● What to produce
Copy the data exactly as it appears, and do not include any pictures.
↓↓↓
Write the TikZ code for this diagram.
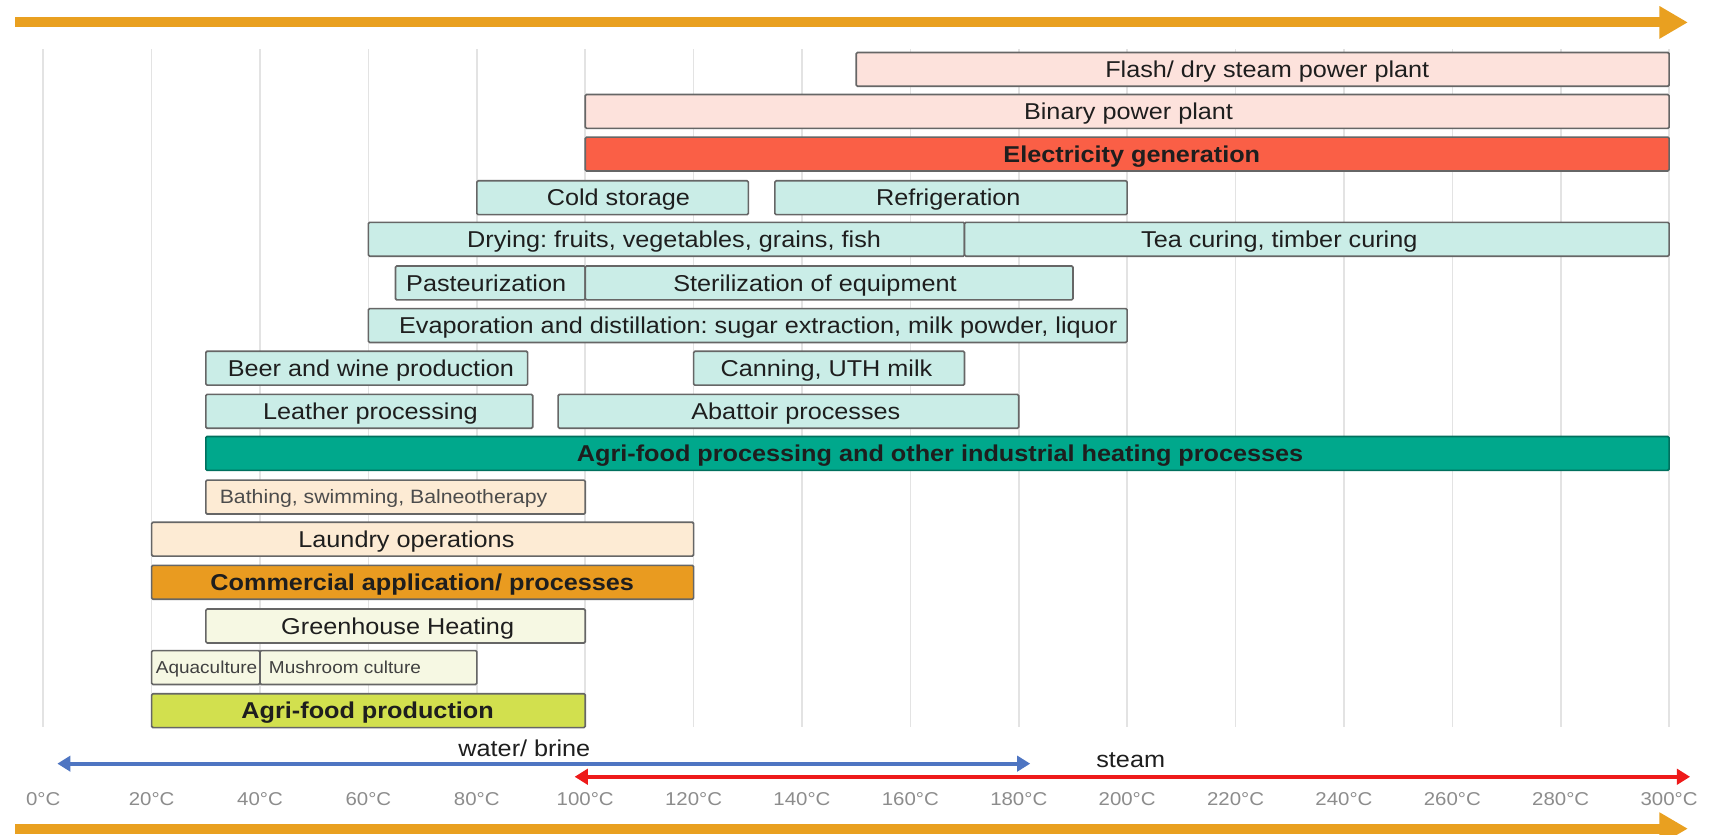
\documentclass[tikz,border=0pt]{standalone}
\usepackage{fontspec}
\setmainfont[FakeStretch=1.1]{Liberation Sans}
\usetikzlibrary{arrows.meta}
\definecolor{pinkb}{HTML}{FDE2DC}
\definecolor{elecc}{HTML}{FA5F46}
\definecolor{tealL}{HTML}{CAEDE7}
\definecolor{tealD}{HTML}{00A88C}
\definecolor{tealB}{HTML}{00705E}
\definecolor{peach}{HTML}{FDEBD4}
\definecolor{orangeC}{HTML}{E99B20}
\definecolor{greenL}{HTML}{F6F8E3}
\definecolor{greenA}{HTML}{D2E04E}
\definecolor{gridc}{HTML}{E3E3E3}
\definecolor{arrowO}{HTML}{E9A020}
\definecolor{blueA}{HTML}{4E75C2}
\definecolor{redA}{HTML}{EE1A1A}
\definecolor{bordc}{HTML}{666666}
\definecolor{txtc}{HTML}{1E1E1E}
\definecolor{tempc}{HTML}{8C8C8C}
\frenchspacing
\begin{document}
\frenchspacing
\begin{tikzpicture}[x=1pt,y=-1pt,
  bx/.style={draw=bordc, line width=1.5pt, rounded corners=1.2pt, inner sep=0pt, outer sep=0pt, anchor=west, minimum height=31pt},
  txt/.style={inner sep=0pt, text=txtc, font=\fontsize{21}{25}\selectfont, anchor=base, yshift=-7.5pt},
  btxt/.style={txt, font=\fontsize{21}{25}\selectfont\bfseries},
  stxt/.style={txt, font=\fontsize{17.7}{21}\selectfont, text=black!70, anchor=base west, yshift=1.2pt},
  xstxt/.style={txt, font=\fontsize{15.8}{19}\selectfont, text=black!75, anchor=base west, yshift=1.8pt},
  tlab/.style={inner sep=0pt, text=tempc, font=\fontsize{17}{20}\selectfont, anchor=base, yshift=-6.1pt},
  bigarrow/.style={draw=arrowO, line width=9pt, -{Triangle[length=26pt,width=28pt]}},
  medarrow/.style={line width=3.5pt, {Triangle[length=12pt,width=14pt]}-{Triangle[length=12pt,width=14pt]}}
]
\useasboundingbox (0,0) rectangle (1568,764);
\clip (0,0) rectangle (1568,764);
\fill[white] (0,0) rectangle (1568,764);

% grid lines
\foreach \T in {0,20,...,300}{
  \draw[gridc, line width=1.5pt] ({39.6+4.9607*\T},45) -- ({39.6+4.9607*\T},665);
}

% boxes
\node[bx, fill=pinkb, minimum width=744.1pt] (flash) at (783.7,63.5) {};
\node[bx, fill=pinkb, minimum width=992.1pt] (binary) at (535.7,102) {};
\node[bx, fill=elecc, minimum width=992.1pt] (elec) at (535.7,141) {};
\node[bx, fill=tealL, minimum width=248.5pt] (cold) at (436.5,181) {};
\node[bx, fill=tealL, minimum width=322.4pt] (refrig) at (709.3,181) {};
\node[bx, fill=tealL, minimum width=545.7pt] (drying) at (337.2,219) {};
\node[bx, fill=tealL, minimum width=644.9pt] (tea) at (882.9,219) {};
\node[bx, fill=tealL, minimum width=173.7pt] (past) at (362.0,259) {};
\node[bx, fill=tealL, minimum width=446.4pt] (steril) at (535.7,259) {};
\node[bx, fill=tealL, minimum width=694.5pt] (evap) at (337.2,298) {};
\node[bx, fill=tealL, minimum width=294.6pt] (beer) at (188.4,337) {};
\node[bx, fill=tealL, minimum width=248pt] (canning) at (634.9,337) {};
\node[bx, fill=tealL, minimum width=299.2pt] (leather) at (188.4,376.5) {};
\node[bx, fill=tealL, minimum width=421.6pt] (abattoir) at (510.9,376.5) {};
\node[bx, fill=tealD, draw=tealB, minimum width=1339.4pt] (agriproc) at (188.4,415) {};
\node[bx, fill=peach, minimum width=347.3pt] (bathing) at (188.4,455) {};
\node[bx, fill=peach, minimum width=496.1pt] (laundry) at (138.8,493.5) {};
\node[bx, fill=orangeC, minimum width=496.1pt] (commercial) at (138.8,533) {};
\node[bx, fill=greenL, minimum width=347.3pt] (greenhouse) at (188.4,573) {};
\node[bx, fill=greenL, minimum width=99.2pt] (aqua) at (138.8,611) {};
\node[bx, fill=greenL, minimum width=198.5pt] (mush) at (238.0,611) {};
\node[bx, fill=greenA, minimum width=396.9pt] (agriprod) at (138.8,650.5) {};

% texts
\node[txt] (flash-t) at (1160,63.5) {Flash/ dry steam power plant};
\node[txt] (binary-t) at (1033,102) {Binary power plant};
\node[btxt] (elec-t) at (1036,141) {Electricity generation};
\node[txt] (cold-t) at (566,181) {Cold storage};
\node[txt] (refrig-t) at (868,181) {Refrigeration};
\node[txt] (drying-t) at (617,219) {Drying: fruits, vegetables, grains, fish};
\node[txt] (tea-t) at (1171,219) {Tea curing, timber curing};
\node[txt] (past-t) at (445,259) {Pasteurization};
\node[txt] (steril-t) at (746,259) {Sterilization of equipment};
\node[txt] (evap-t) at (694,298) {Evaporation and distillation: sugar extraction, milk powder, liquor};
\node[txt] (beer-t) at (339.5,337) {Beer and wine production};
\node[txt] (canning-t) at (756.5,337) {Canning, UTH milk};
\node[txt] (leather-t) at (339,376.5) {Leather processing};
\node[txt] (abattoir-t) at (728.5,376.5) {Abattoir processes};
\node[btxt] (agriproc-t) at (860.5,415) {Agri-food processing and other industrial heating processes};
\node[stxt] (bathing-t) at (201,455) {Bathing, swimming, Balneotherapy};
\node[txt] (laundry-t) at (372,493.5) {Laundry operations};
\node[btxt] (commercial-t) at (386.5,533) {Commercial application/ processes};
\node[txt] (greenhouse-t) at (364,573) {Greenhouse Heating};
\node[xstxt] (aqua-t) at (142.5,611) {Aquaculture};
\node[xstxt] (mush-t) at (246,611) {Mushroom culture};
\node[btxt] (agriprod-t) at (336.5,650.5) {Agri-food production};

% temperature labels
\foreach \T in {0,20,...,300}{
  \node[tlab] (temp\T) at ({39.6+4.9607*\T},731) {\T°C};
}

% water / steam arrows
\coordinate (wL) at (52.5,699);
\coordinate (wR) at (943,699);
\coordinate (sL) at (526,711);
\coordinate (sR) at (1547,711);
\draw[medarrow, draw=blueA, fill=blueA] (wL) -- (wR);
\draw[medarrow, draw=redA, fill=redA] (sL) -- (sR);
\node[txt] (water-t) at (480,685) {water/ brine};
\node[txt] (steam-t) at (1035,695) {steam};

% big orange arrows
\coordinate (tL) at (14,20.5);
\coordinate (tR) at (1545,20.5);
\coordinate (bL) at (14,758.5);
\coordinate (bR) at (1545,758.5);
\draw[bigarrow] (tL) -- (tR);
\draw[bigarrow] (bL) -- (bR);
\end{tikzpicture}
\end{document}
↑↑↑
● Task response
Write the TikZ code for this diagram.
\documentclass[tikz,border=0pt]{standalone}
\usepackage{fontspec}
\setmainfont[FakeStretch=1.1]{Liberation Sans}
\usetikzlibrary{arrows.meta}
\definecolor{pinkb}{HTML}{FDE2DC}
\definecolor{elecc}{HTML}{FA5F46}
\definecolor{tealL}{HTML}{CAEDE7}
\definecolor{tealD}{HTML}{00A88C}
\definecolor{tealB}{HTML}{00705E}
\definecolor{peach}{HTML}{FDEBD4}
\definecolor{orangeC}{HTML}{E99B20}
\definecolor{greenL}{HTML}{F6F8E3}
\definecolor{greenA}{HTML}{D2E04E}
\definecolor{gridc}{HTML}{E3E3E3}
\definecolor{arrowO}{HTML}{E9A020}
\definecolor{blueA}{HTML}{4E75C2}
\definecolor{redA}{HTML}{EE1A1A}
\definecolor{bordc}{HTML}{666666}
\definecolor{txtc}{HTML}{1E1E1E}
\definecolor{tempc}{HTML}{8C8C8C}
\frenchspacing
\begin{document}
\frenchspacing
\begin{tikzpicture}[x=1pt,y=-1pt,
  bx/.style={draw=bordc, line width=1.5pt, rounded corners=1.2pt, inner sep=0pt, outer sep=0pt, anchor=west, minimum height=31pt},
  txt/.style={inner sep=0pt, text=txtc, font=\fontsize{21}{25}\selectfont, anchor=base, yshift=-7.5pt},
  btxt/.style={txt, font=\fontsize{21}{25}\selectfont\bfseries},
  stxt/.style={txt, font=\fontsize{17.7}{21}\selectfont, text=black!70, anchor=base west, yshift=1.2pt},
  xstxt/.style={txt, font=\fontsize{15.8}{19}\selectfont, text=black!75, anchor=base west, yshift=1.8pt},
  tlab/.style={inner sep=0pt, text=tempc, font=\fontsize{17}{20}\selectfont, anchor=base, yshift=-6.1pt},
  bigarrow/.style={draw=arrowO, line width=9pt, -{Triangle[length=26pt,width=28pt]}},
  medarrow/.style={line width=3.5pt, {Triangle[length=12pt,width=14pt]}-{Triangle[length=12pt,width=14pt]}}
]
\useasboundingbox (0,0) rectangle (1568,764);
\clip (0,0) rectangle (1568,764);
\fill[white] (0,0) rectangle (1568,764);

% grid lines
\foreach \T in {0,20,...,300}{
  \draw[gridc, line width=1.5pt] ({39.6+4.9607*\T},45) -- ({39.6+4.9607*\T},665);
}

% boxes
\node[bx, fill=pinkb, minimum width=744.1pt] (flash) at (783.7,63.5) {};
\node[bx, fill=pinkb, minimum width=992.1pt] (binary) at (535.7,102) {};
\node[bx, fill=elecc, minimum width=992.1pt] (elec) at (535.7,141) {};
\node[bx, fill=tealL, minimum width=248.5pt] (cold) at (436.5,181) {};
\node[bx, fill=tealL, minimum width=322.4pt] (refrig) at (709.3,181) {};
\node[bx, fill=tealL, minimum width=545.7pt] (drying) at (337.2,219) {};
\node[bx, fill=tealL, minimum width=644.9pt] (tea) at (882.9,219) {};
\node[bx, fill=tealL, minimum width=173.7pt] (past) at (362.0,259) {};
\node[bx, fill=tealL, minimum width=446.4pt] (steril) at (535.7,259) {};
\node[bx, fill=tealL, minimum width=694.5pt] (evap) at (337.2,298) {};
\node[bx, fill=tealL, minimum width=294.6pt] (beer) at (188.4,337) {};
\node[bx, fill=tealL, minimum width=248pt] (canning) at (634.9,337) {};
\node[bx, fill=tealL, minimum width=299.2pt] (leather) at (188.4,376.5) {};
\node[bx, fill=tealL, minimum width=421.6pt] (abattoir) at (510.9,376.5) {};
\node[bx, fill=tealD, draw=tealB, minimum width=1339.4pt] (agriproc) at (188.4,415) {};
\node[bx, fill=peach, minimum width=347.3pt] (bathing) at (188.4,455) {};
\node[bx, fill=peach, minimum width=496.1pt] (laundry) at (138.8,493.5) {};
\node[bx, fill=orangeC, minimum width=496.1pt] (commercial) at (138.8,533) {};
\node[bx, fill=greenL, minimum width=347.3pt] (greenhouse) at (188.4,573) {};
\node[bx, fill=greenL, minimum width=99.2pt] (aqua) at (138.8,611) {};
\node[bx, fill=greenL, minimum width=198.5pt] (mush) at (238.0,611) {};
\node[bx, fill=greenA, minimum width=396.9pt] (agriprod) at (138.8,650.5) {};

% texts
\node[txt] (flash-t) at (1160,63.5) {Flash/ dry steam power plant};
\node[txt] (binary-t) at (1033,102) {Binary power plant};
\node[btxt] (elec-t) at (1036,141) {Electricity generation};
\node[txt] (cold-t) at (566,181) {Cold storage};
\node[txt] (refrig-t) at (868,181) {Refrigeration};
\node[txt] (drying-t) at (617,219) {Drying: fruits, vegetables, grains, fish};
\node[txt] (tea-t) at (1171,219) {Tea curing, timber curing};
\node[txt] (past-t) at (445,259) {Pasteurization};
\node[txt] (steril-t) at (746,259) {Sterilization of equipment};
\node[txt] (evap-t) at (694,298) {Evaporation and distillation: sugar extraction, milk powder, liquor};
\node[txt] (beer-t) at (339.5,337) {Beer and wine production};
\node[txt] (canning-t) at (756.5,337) {Canning, UTH milk};
\node[txt] (leather-t) at (339,376.5) {Leather processing};
\node[txt] (abattoir-t) at (728.5,376.5) {Abattoir processes};
\node[btxt] (agriproc-t) at (860.5,415) {Agri-food processing and other industrial heating processes};
\node[stxt] (bathing-t) at (201,455) {Bathing, swimming, Balneotherapy};
\node[txt] (laundry-t) at (372,493.5) {Laundry operations};
\node[btxt] (commercial-t) at (386.5,533) {Commercial application/ processes};
\node[txt] (greenhouse-t) at (364,573) {Greenhouse Heating};
\node[xstxt] (aqua-t) at (142.5,611) {Aquaculture};
\node[xstxt] (mush-t) at (246,611) {Mushroom culture};
\node[btxt] (agriprod-t) at (336.5,650.5) {Agri-food production};

% temperature labels
\foreach \T in {0,20,...,300}{
  \node[tlab] (temp\T) at ({39.6+4.9607*\T},731) {\T°C};
}

% water / steam arrows
\coordinate (wL) at (52.5,699);
\coordinate (wR) at (943,699);
\coordinate (sL) at (526,711);
\coordinate (sR) at (1547,711);
\draw[medarrow, draw=blueA, fill=blueA] (wL) -- (wR);
\draw[medarrow, draw=redA, fill=redA] (sL) -- (sR);
\node[txt] (water-t) at (480,685) {water/ brine};
\node[txt] (steam-t) at (1035,695) {steam};

% big orange arrows
\coordinate (tL) at (14,20.5);
\coordinate (tR) at (1545,20.5);
\coordinate (bL) at (14,758.5);
\coordinate (bR) at (1545,758.5);
\draw[bigarrow] (tL) -- (tR);
\draw[bigarrow] (bL) -- (bR);
\end{tikzpicture}
\end{document}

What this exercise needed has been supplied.